Wednesday, 19 September 2007

(17)

VANESSA BEECROFT VERSUS MATTHEW BARNEY

(First published 10th January 2007)


This comparison was suggested by the interview with Beecroft in the November/December edition (2006) of Flash Art (pp 86-88) and the websites for Barney’s Drawing Restraint 9, at SFMOMA and his own. Both artists quickly emerged in the 90s and are generally labelled Conceptual artists for their use of performance and recordings of them, while not necessarily being performer or recorder. The comparison is also an opportunity to explain the category a little.

Both artists are noted for the glamour and prestige of their work, Beecroft for her sizeable casts of models marshalled in grand public venues; Barney for his big budget films, involving elaborate make-up, costumes, props and special effects. In many ways their work is complementary. Beecroft’s work concentrates on the starkly feminine (barring a single foray – VB 39 1999 - with the U.S. Navy Seals) and youthful, on groups and social conformity, the passive and pliant. Barney deals with the masculine, active and individual, in fantasies of travel, feats, mutation and transformation. He shuns an audience for the live performance, revels in the resources of recording, all but overwhelms the performer with production values; builds an immaculate private world.

Beecroft on the other hand briefly musters sample groups by age, sex and race, (see VB 55) depending on location, commences from strict formation in pose and accessories to more relaxed and individual placings by the end of a performance; there reveals other constraints or uniformities (see VB 52). She strips the performer of all but patience (note expressions in VB 50.005), finally grasps little by her sample, compromises recording into the bargain. One is deeply introverted, even indulgent, the other as extroverted, even contemptuously so.

Neither artist provides scripts or scores as works; both rely on recordings to differing extents, stills and movies. Both eliminate dialogue; focus on the visual by exclusion of the verbal. In Beecroft’s case stills are often problematic; consist also of separately posed tableaux or details taken with some of the cast at the location. In Barney’s case, props, costumes and details of décor are often subsequently exhibited as works (see The Cloud Club 2002). In both cases ‘the work’ is not just the performance or its recording, but stresses stages or parts and relations to the work.
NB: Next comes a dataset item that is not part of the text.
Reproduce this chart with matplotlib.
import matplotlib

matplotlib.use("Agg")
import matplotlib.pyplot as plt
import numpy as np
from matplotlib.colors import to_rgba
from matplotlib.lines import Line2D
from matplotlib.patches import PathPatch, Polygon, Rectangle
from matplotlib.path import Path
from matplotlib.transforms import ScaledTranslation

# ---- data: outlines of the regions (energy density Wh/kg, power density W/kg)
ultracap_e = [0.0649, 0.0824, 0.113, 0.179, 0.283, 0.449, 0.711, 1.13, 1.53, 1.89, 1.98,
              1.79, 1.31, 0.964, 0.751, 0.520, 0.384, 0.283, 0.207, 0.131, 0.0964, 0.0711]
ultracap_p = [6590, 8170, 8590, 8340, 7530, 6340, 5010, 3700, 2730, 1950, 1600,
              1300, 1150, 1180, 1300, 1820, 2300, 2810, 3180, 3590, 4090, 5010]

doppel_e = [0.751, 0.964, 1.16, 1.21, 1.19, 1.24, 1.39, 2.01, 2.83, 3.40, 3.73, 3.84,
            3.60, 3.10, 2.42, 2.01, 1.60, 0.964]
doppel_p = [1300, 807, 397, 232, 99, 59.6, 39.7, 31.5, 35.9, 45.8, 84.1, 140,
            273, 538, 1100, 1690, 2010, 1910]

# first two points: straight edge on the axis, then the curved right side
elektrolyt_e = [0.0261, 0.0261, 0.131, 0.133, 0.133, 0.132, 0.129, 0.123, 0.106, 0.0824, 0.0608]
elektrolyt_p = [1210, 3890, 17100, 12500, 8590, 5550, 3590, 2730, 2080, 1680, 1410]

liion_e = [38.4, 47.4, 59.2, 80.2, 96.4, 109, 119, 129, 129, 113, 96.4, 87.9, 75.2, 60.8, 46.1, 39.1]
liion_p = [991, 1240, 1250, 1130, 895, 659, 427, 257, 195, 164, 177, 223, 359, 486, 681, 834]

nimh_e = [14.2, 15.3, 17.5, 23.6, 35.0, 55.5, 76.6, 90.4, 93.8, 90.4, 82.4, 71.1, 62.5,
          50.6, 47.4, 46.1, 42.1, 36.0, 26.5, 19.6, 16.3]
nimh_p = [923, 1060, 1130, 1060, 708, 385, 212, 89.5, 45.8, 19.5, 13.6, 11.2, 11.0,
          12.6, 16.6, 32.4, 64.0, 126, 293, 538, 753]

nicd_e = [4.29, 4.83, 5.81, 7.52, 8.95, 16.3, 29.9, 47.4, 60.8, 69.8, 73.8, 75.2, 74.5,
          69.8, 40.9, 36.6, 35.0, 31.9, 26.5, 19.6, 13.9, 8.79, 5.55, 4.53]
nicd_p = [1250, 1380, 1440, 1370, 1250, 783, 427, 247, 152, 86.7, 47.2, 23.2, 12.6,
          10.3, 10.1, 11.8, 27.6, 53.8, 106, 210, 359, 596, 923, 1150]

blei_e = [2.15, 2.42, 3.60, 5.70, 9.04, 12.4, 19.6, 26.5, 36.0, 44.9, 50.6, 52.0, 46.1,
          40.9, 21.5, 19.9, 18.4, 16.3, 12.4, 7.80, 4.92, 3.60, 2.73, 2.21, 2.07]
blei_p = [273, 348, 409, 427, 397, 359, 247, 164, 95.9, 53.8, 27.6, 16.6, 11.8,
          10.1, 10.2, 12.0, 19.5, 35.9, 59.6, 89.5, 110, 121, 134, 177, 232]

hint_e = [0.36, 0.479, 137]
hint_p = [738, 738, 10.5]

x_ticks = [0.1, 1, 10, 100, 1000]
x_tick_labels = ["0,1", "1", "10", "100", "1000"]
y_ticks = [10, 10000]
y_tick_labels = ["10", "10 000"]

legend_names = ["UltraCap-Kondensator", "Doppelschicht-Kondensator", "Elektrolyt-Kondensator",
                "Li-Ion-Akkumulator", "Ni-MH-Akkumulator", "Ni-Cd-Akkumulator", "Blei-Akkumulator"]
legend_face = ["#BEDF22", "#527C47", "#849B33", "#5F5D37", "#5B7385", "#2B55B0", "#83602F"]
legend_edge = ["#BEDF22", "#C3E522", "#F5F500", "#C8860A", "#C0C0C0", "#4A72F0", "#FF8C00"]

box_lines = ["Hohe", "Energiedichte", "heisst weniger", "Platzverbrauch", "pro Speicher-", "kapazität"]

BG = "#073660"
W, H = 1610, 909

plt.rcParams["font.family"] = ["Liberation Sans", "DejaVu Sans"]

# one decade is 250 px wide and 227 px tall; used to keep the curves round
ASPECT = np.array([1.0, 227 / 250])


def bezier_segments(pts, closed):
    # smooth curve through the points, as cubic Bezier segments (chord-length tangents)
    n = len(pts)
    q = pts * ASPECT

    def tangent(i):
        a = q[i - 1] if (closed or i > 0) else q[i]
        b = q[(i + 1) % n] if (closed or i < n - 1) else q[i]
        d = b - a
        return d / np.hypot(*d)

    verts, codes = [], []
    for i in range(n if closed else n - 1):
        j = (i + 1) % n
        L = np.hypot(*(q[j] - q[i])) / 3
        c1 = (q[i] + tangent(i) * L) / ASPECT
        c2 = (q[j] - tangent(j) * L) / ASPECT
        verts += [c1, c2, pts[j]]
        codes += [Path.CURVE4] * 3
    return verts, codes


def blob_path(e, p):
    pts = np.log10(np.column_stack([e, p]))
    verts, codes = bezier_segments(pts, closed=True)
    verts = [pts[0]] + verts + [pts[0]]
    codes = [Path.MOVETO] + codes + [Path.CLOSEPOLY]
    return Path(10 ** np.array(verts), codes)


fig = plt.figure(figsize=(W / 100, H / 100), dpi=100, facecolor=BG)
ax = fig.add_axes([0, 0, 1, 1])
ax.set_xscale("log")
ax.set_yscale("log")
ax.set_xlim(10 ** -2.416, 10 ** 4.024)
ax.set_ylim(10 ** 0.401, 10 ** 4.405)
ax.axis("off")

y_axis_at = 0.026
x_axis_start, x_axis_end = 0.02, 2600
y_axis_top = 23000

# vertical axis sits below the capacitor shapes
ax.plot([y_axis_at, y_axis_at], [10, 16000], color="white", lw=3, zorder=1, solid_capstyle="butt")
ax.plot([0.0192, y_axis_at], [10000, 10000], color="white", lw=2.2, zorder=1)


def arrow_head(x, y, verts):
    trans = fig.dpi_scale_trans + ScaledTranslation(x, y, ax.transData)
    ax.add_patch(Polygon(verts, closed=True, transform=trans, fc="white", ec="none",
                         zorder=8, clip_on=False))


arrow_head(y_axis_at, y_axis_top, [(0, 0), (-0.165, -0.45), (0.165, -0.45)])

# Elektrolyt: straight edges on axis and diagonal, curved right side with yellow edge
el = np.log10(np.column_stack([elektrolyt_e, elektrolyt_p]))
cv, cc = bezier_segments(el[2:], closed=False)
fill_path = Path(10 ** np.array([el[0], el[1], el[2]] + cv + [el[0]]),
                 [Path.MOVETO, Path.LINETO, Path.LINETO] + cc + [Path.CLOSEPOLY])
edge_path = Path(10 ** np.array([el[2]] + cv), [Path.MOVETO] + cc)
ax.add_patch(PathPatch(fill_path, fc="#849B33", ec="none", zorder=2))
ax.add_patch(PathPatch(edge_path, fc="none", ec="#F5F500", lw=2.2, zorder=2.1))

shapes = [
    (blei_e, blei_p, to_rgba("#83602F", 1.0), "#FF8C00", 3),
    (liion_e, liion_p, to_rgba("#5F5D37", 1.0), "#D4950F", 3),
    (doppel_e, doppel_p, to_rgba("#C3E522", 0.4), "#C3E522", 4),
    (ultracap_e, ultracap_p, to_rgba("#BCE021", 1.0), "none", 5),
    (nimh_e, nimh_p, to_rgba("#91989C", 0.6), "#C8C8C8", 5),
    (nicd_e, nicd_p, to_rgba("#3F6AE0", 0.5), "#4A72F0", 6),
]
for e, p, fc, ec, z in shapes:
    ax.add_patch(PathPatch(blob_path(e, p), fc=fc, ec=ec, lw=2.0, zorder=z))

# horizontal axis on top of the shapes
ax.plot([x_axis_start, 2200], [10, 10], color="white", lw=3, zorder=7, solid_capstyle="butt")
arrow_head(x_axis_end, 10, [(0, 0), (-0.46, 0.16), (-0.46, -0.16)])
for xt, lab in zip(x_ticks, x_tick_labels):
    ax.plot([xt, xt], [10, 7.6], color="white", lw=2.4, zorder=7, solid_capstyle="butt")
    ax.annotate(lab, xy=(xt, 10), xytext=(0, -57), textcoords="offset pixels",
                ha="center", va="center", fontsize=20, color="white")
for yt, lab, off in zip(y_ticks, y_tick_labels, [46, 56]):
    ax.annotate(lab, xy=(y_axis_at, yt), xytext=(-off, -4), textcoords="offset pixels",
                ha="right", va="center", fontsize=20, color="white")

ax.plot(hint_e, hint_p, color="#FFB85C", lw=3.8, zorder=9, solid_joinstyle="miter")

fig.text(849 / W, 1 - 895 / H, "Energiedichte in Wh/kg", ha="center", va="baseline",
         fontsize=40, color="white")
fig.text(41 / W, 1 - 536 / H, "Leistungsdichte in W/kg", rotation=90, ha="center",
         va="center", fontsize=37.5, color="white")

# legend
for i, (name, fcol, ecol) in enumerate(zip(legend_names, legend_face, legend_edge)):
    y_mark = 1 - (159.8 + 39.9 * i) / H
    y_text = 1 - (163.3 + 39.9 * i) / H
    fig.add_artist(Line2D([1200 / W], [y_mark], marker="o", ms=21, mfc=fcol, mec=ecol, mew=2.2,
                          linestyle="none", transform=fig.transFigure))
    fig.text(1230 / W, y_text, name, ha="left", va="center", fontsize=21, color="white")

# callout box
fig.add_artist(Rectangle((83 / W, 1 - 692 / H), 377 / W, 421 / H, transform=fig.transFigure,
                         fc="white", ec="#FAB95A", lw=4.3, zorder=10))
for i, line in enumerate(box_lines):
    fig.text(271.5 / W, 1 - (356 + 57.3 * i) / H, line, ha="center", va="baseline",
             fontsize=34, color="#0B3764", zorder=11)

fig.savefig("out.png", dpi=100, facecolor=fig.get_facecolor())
This attention to the constitution or identity of the work is central to Conceptual Art. It is often thought that the whole and ‘real’ work here escapes any one medium, remains an elusive concept or ideal. More pragmatically, works are about the process; use the fine arts to demonstrate aspects of the performing arts, even script or score. And fine arts acquires some performance, even literature as a result. Hence Beecroft and Barney are of more interest to art criticism than theatre or movie criticism. Conceptual art thus extends the range of the fine arts, although meets resistance from rival branches. It either mines uncertain peripheries or falls between stools. Many of the traits of Beecroft and Barney’s work are determined by the need to find what is suitable in performances and recording, in order to still identify with fine art, to give priority or dominance to pictures, even as it invades theatre and movies.

Their efforts obviously build on those of earlier and contemporary Conceptual artists. In another post these might be traced along standards of performance and recording. Here it will do to indicate that too much performance or recording fails as fine art (is then claimed by rivals), while too little fails as Conceptual Art. Much depends on rival projects, the momentum of current practice. For example, Beecroft’s recent suite of photographs made at an orphanage in Southern Sudan (VBSS 2006) offer only the poses of Beecroft and locals in stock Christian iconography, hardly record much of the place or a performance by her standards, stage a tepid fiction by Barney’s. The image of Beecroft breastfeeding two black infants (VBSS.002) may wittily suggest the pop star Madonna, the uncomfortable submission of Beecroft’s performers, her implicit co-operation there with the Roman Catholic church, but the Conceptual engagement is weakened, casts these as traditional or minor works.